Les spectateurs retrouvent rapidement leurs marques, comme dans la musique de Boesmans : libre et inventive, addictive et habilement conçue pour le théâtre, personnelle et, de ce fait, immédiatement reconnaissable, comme celle de Janácek, Poulenc et Messiaen, elle nous semble si familière que nous avons l’impression de l’avoir toujours connue ; le plaisir reste intact. Le compositeur collabore une nouvelle fois avec Joël Pommerat, qui ne met en scène que ses propres textes. Après Au monde, le tandem a choisi Pinocchio, une adaptation contemporaine, à la fois sombre et grinçante, du roman de Collodi. Plus accessible que celui du précédent opéra, le livret n’en demeure pas moins porteur de sens. Le texte respecte la dimension initiatique de l’histoire de ce pantin en bois qui devient «un vrai petit garçon» après avoir pris conscience de l’importance de l’éducation et de la vérité.


Se déroulant sans interruption, contrairement à Aix-en-Provence, le spectacle repose sur une découpe en séquences fluides et parfaitement accordées : un splendide moment de musique mais aussi un formidable moment de théâtre, grâce à une direction d’acteur d’une précision redoutable. Epurée, mais non simplifiée, plongée dans une obscurité parfois pesante, la scénographie présente nettement plus d’intérêt que celle d’Au monde, l’utilisation de la vidéo ne semblant pas de trop. Elle suggère plus qu’elle ne montre, ce qui peut dérouter les très jeunes spectateurs, mais le nez s’allonge bel et bien lorsque la fée punit la marionnette à cause de ses mensonges.
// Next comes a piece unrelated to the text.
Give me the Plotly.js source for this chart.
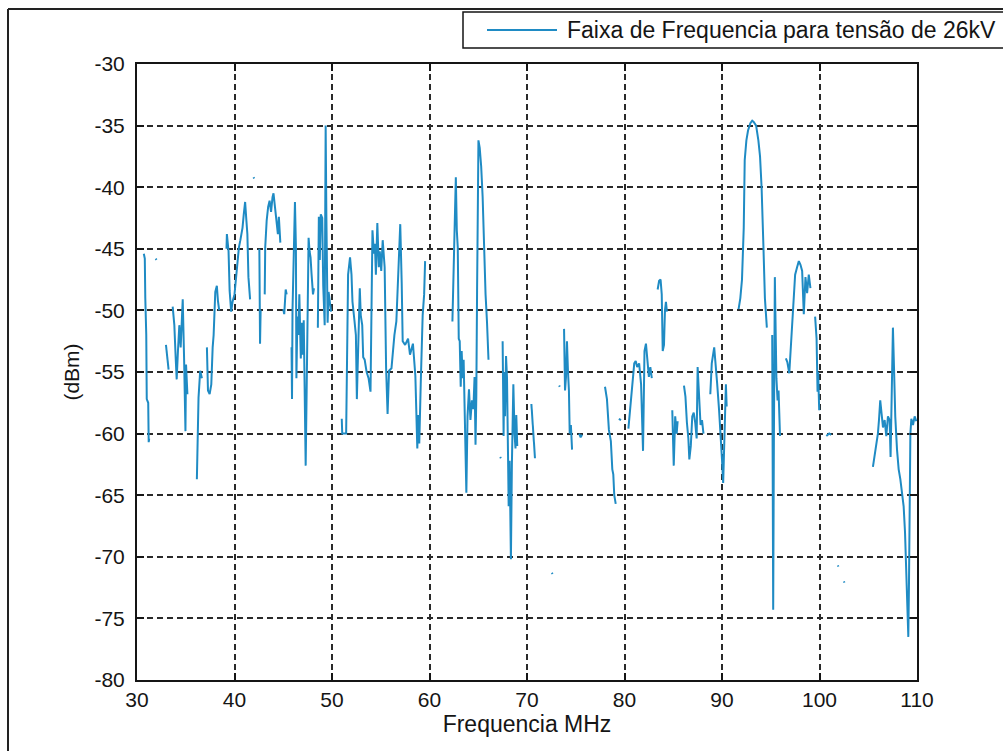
<!DOCTYPE html>
<html>
<head>
<meta charset="utf-8">
<script src="https://cdn.plot.ly/plotly-3.0.1.min.js"></script>
<style>
html, body { margin: 0; padding: 0; background: #fff; }
#chart { width: 1003px; height: 751px; }
</style>
</head>
<body>
<div id="chart"></div>
<script>
// Spectrum sweep 30–110 MHz at 26 kV; null = no reading (trace is broken there)
const freqMHz = [
  30.70, 30.80, 30.85, 30.95, 31.00, 31.15, 31.20, 31.25, null,
  31.92, 32.00, null,
  32.97, 33.10, 33.24, null,
  33.66, 33.83, 33.97, 34.07, 34.20, 34.34, 34.48, 34.59, 34.69, 34.83, 34.97, 35.03, 35.17, null,
  36.14, 36.20, 36.31, 36.48, 36.66, null,
  37.17, 37.28, 37.45, 37.62, 37.76, 37.86, 38.03, 38.19, 38.30, 38.43, null,
  39.18, 39.22, 39.39, 39.50, 39.66, 39.80, 40.00, 40.15, 40.30, 40.45, 40.60, 40.82, 40.95, 41.09, 41.22, 41.32, 41.43, 41.60, null,
  41.95, 42.02, null,
  42.55, 42.62, 42.68, null,
  43.10, 43.15, 43.30, 43.45, 43.60, 43.75, 43.90, 44.00, 44.15, 44.30, 44.45, 44.55, 44.70, null,
  45.00, 45.10, 45.25, 45.35, null,
  45.85, 45.90, 45.95, 46.05, 46.20, 46.30, 46.35, 46.45, 46.55, 46.65, 46.72, 46.80, 46.90, 47.00, 47.10, 47.20, 47.30, 47.40, 47.50, 47.60, 47.70, 47.80, 47.90, 48.05, 48.15, null,
  48.55, 48.65, 48.75, 48.85, 49.00, 49.10, 49.25, 49.35, 49.42, 49.48, 49.55, 49.65, 49.80, 49.90, null,
  51.00, 51.05, 51.45, 51.50, 51.55, 51.65, 51.85, 52.00, 52.10, 52.20, 52.30, 52.45, 52.55, 52.62, 52.72, 52.85, 52.95, 53.10, 53.20, 53.35, 53.55, 53.75, 53.95, 54.02, 54.15, 54.30, 54.40, 54.50, 54.65, 54.80, 54.90, 55.05, 55.20, 55.40, 55.55, 55.70, 55.85, 56.10, 56.40, 56.60, 56.80, 57.00, 57.15, 57.25, 57.50, 57.80, 58.00, 58.30, 58.55, 58.75, 58.85, 58.95, 59.10, 59.30, 59.45, 59.55, null,
  62.35, 62.55, 62.70, 62.80, 62.90, 63.00, 63.10, 63.20, 63.30, 63.40, 63.50, 63.62, 63.78, 63.90, 64.05, 64.20, 64.35, 64.50, 64.62, 64.72, 64.80, 64.88, 65.02, 65.15, 65.30, 65.45, 65.60, 65.75, 65.90, 66.05, null,
  67.25, 67.32, null,
  67.50, 67.60, 67.66, 67.75, 67.85, 67.95, 68.05, 68.12, 68.22, 68.35, 68.45, 68.52, 68.60, 68.72, 68.82, 68.90, 69.00, null,
  70.45, 70.55, 70.68, 70.82, null,
  72.55, 72.62, null,
  73.30, 73.36, null,
  73.80, 73.90, 74.00, 74.10, 74.20, 74.30, 74.38, 74.50, 74.62, null,
  75.35, 75.50, 75.65, null,
  78.00, 78.20, 78.40, 78.60, 78.75, 78.85, 78.95, 79.10, null,
  79.42, 79.64, null,
  80.40, 80.55, 80.70, 80.85, 81.00, 81.15, 81.30, 81.50, 81.70, 81.90, 81.95, 82.05, 82.20, 82.35, 82.50, 82.65, 82.80, null,
  83.40, 83.55, 83.70, 83.82, 83.92, 84.05, 84.15, 84.25, 84.35, null,
  84.90, 85.05, 85.20, 85.35, 85.45, null,
  86.10, 86.25, 86.40, 86.55, 86.65, 86.80, 86.95, 87.10, 87.25, 87.40, 87.50, 87.65, 87.80, 87.95, 88.10, null,
  88.80, 88.95, 89.20, 89.35, 89.50, 89.70, 89.85, 90.00, 90.12, 90.22, 90.40, 90.48, null,
  91.70, 91.88, 92.05, 92.23, 92.33, 92.50, 92.67, 92.91, 93.10, 93.25, 93.50, 93.73, 93.90, 94.06, 94.23, 94.40, 94.60, null,
  95.15, 95.25, 95.32, 95.42, 95.50, 95.58, 95.70, 95.80, 95.95, null,
  96.55, 96.70, 96.90, 97.05, 97.30, 97.50, 97.70, 97.88, 98.05, 98.22, 98.39, 98.56, 98.73, 98.90, 99.07, null,
  99.55, 99.70, 99.80, 99.86, 99.97, null,
  100.70, 101.00, 101.20, null,
  101.88, 101.94, null,
  102.50, 102.56, null,
  105.48, 105.65, 105.82, 105.99, 106.10, 106.23, 106.37, 106.51, 106.68, 106.85, 107.02, 107.19, 107.29, 107.40, 107.53, 107.64, 107.77, 107.95, 108.12, 108.29, 108.46, 108.63, 108.77, 108.90, 109.04, 109.11, 109.18, 109.25, 109.32, 109.42, 109.59, 109.76, 109.93
];

const levelDbm = [
  -45.4, -45.8, -49.0, -52.0, -57.2, -57.5, -60.7, -60.4, null,
  -45.8, -45.9, null,
  -52.8, -53.9, -54.8, null,
  -49.7, -51.2, -53.9, -55.6, -53.3, -51.2, -53.0, -50.1, -49.1, -53.9, -59.8, -54.4, -56.8, null,
  -63.7, -61.4, -57.1, -54.9, -55.5, null,
  -53.0, -56.5, -56.8, -56.0, -53.0, -52.0, -48.5, -48.0, -49.2, -50.0, null,
  -45.0, -43.8, -45.2, -48.4, -50.1, -49.3, -48.7, -47.3, -45.9, -44.9, -44.3, -43.3, -42.2, -41.2, -42.7, -43.8, -47.3, -49.1, null,
  -39.2, -39.3, null,
  -45.0, -52.7, -50.0, null,
  -48.7, -44.9, -42.7, -41.6, -41.1, -42.0, -40.8, -40.5, -41.6, -42.7, -43.8, -42.4, -44.5, null,
  -49.9, -50.3, -48.3, -48.7, null,
  -53.0, -57.2, -50.0, -44.9, -41.2, -44.9, -55.5, -50.5, -52.0, -48.7, -52.8, -53.9, -51.0, -53.6, -50.8, -59.2, -62.6, -56.5, -51.2, -44.1, -45.2, -45.7, -47.0, -48.7, -48.2, null,
  -51.4, -42.4, -45.9, -42.2, -42.5, -48.0, -51.2, -35.0, -42.2, -46.0, -51.0, -48.5, -49.5, -50.1, null,
  -58.8, -60.0, -60.0, -55.4, -51.0, -47.1, -45.7, -47.1, -49.3, -50.4, -50.8, -52.0, -57.2, -55.0, -51.0, -48.2, -50.4, -51.2, -53.8, -54.0, -55.0, -55.5, -56.6, -50.4, -43.5, -45.4, -44.6, -47.1, -42.9, -46.5, -45.2, -46.8, -44.3, -46.5, -54.7, -58.4, -54.9, -54.7, -52.0, -50.9, -47.3, -43.0, -47.8, -52.5, -52.8, -52.3, -53.6, -52.7, -55.3, -61.2, -58.5, -60.8, -56.0, -50.4, -48.7, -46.0, null,
  -50.9, -45.0, -39.2, -43.5, -44.9, -52.3, -52.5, -56.2, -53.3, -55.5, -54.0, -58.6, -64.8, -58.6, -56.4, -58.9, -57.3, -58.0, -55.4, -60.9, -57.0, -48.4, -36.2, -36.8, -38.3, -40.8, -44.9, -48.7, -51.0, -54.0, null,
  -61.9, -62.0, null,
  -52.5, -60.2, -55.0, -58.6, -53.7, -55.5, -61.5, -65.9, -62.2, -70.2, -62.5, -57.5, -56.0, -60.0, -61.2, -58.5, -61.0, null,
  -57.6, -58.8, -60.0, -62.0, null,
  -71.3, -71.4, null,
  -56.1, -56.2, null,
  -51.5, -56.5, -55.4, -52.5, -54.9, -56.5, -60.0, -59.3, -61.3, null,
  -60.0, -60.3, -60.1, null,
  -56.2, -57.2, -59.7, -60.6, -62.9, -63.3, -65.0, -65.7, null,
  -58.8, -58.9, null,
  -59.6, -58.4, -56.7, -55.4, -54.3, -54.1, -54.6, -54.3, -56.0, -61.4, -57.5, -53.3, -52.7, -53.9, -55.4, -54.6, -55.5, null,
  -48.3, -47.6, -47.5, -48.7, -53.3, -52.8, -50.0, -49.3, -50.1, null,
  -58.1, -62.6, -58.6, -60.0, -59.0, null,
  -56.1, -57.0, -59.1, -60.4, -62.1, -61.0, -58.6, -58.3, -59.1, -60.4, -54.6, -57.2, -59.3, -58.9, -60.0, null,
  -56.8, -54.3, -53.0, -54.3, -55.9, -58.1, -59.7, -62.1, -64.0, -61.0, -56.0, -57.8, null,
  -49.9, -49.0, -47.5, -43.3, -37.8, -36.2, -35.4, -34.8, -34.6, -34.7, -35.0, -36.2, -37.5, -40.0, -44.3, -49.0, -51.4, null,
  -52.0, -74.3, -60.8, -47.3, -51.5, -55.5, -57.3, -56.5, -60.2, null,
  -53.9, -54.2, -55.1, -53.1, -49.5, -47.1, -46.5, -46.0, -46.3, -46.8, -50.3, -47.3, -48.6, -47.1, -48.2, null,
  -50.5, -52.3, -56.6, -55.0, -58.1, null,
  -60.2, -60.0, -60.1, null,
  -70.7, -70.8, null,
  -72.0, -72.1, null,
  -62.7, -61.9, -61.0, -60.0, -58.9, -57.3, -58.4, -59.5, -58.9, -60.2, -58.6, -58.9, -61.9, -56.8, -51.4, -54.6, -58.6, -61.3, -62.9, -63.7, -64.8, -65.9, -68.0, -71.5, -74.7, -76.5, -72.0, -67.5, -60.0, -58.8, -59.3, -58.6, -59.0
];

const xTicks = [30, 40, 50, 60, 70, 80, 90, 100, 110];
const yTicks = [-80, -75, -70, -65, -60, -55, -50, -45, -40, -35, -30];
const seriesName = 'Faixa de Frequencia para tensão de 26kV';

const W = 1003, H = 751;
const box = { left: 137, right: 917, top: 64, bottom: 680 };   // axes area in page pixels
const toPaperX = p => (p - box.left) / (box.right - box.left);
const toPaperY = p => (box.bottom - p) / (box.bottom - box.top);

const lineColor = '#1f8bc4';
const ink = '#151515';
const fontFamily = 'Liberation Sans, Arial, Helvetica, sans-serif';

const axisCommon = {
  ticks: 'inside',
  ticklen: 7,
  tickwidth: 2,
  tickcolor: ink,
  showline: true,
  linewidth: 2,
  linecolor: ink,
  mirror: 'ticks',
  showgrid: true,
  gridcolor: '#2a2a2a',
  gridwidth: 2,
  griddash: '6px,4px',
  zeroline: false,
  fixedrange: true,
  tickfont: { family: fontFamily, size: 21, color: ink }
};

const trace = {
  x: freqMHz,
  y: levelDbm,
  type: 'scatter',
  mode: 'lines',
  name: seriesName,
  connectgaps: false,
  line: { color: lineColor, width: 2 },
  hoverinfo: 'skip'
};

const layout = {
  width: W,
  height: H,
  margin: { l: box.left, r: W - box.right, t: box.top, b: H - box.bottom, autoexpand: false },
  paper_bgcolor: '#ffffff',
  plot_bgcolor: '#ffffff',
  showlegend: false,
  font: { family: fontFamily, size: 21, color: ink },
  xaxis: Object.assign({}, axisCommon, {
    range: [30, 110],
    tickvals: xTicks,
    ticktext: xTicks.map(String),
    title: { text: 'Frequencia MHz', standoff: 6, font: { family: fontFamily, size: 23, color: ink } }
  }),
  yaxis: Object.assign({}, axisCommon, {
    range: [-80, -30],
    tickvals: yTicks,
    ticktext: yTicks.map(String),
    ticklabelstandoff: 6,
    title: { text: '(dBm)', standoff: 9, font: { family: fontFamily, size: 21, color: ink } }
  }),
  shapes: [
    // figure border (left and top edges are inside the page)
    { type: 'line', xref: 'paper', yref: 'paper', x0: toPaperX(8), x1: toPaperX(8), y0: toPaperY(9), y1: toPaperY(760), line: { color: '#222', width: 2 } },
    { type: 'line', xref: 'paper', yref: 'paper', x0: toPaperX(8), x1: toPaperX(1010), y0: toPaperY(9), y1: toPaperY(9), line: { color: '#222', width: 2 } },
    // legend box and its line sample
    { type: 'rect', xref: 'paper', yref: 'paper', x0: toPaperX(463), x1: toPaperX(1012), y0: toPaperY(48), y1: toPaperY(12), line: { color: ink, width: 1.5 }, fillcolor: '#ffffff' },
    { type: 'line', xref: 'paper', yref: 'paper', x0: toPaperX(487), x1: toPaperX(557), y0: toPaperY(30), y1: toPaperY(30), line: { color: lineColor, width: 2 } }
  ],
  annotations: [
    { xref: 'paper', yref: 'paper', x: toPaperX(565), y: toPaperY(30), xanchor: 'left', yanchor: 'middle', showarrow: false, text: seriesName, font: { family: fontFamily, size: 23, color: ink } }
  ]
};

Plotly.newPlot('chart', [trace], layout, { staticPlot: true, displayModeBar: false });
</script>
</body>
</html>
Parvenant encore à nous surprendre, comme lorsque le père découpe son pantin dans un tronc d’arbre, Boesmans accomplit une fois de plus des merveilles avec un orchestre de seulement dix-neuf musiciens. Le compositeur reste fidèle à son langage subtil et singulier, et s’amuse avec la musique du passé – la partition revisite ironiquement « Connais-tu le pays » de Mignon, à «chanter comme un ténor d’opéra». La présence sur la scène d’un saxophoniste, d’un accordéoniste et d’un violoniste tzigane rappelle, aussi, le fameux contraste esthétique dans le troisième acte de Wintermärchen (1999), qui laisse, dix-huit ans plus tard, un souvenir indélébile. Pinocchio rejoint les autres opéras du compositeur, qui forment un ensemble riche et captivant, assurément de tout premier ordre, et finalement cohérent par les thèmes qu’ils les parcourent. Comme Mozart et Da Ponte ou Strauss et Hofmannsthal, Boesmans a trouvé en Pommerat le librettiste qui lui fallait, suite à la disparition de Bondy.


Sur le nouveau plateau évolue la même distribution qu’à Aix-en-Provence, parfaitement rodée et de toute beauté. Comme dans L’Enfant et les Sortilèges, des chanteurs incarnent plusieurs personnages gravitant autour du pantin, brillamment interprété par Chloé Briot, qui incarne d’ailleurs souvent l’Enfant dans le chef-d’œuvre de Ravel. L’admirable prestation de Stéphane Degout atteste de ses capacités vocales et de la beauté de sa voix et prouve son immense talent d’acteur. Vincent Le Texier, impeccable, endosse avec aisance des rôles aussi contrastés que le père et le maître d’école, tout comme Yann Beuron compose admirablement ses personnages ; une prouesse, tout de même, que passer sans peine d’un marchand d’ânes à un directeur de cabaret, d’un juge à un escroc.


Marie-Eve Munger n’interprète que la Fée, mais le rôle se révèle par ses prouesses vocales presqu’aussi exigeant que la Reine de la nuit. Aussi convaincante en chanteuse de cabaret qu’en mauvais élève, Julie Boulianne crée l’illusion et complète adroitement le plateau. Patrick Davin dirige cette musique en grand connaisseur, à la tête d’instrumentistes de haut vol et rompus aux exigences de cette musique nécessitant, tout à la fois, de la force, de la finesse et de la précision. Excellente nouvelle : la Monnaie fournit de nouveau la biographie des artistes, alors qu’elle l’avait supprimée de ses programmes voici deux ans.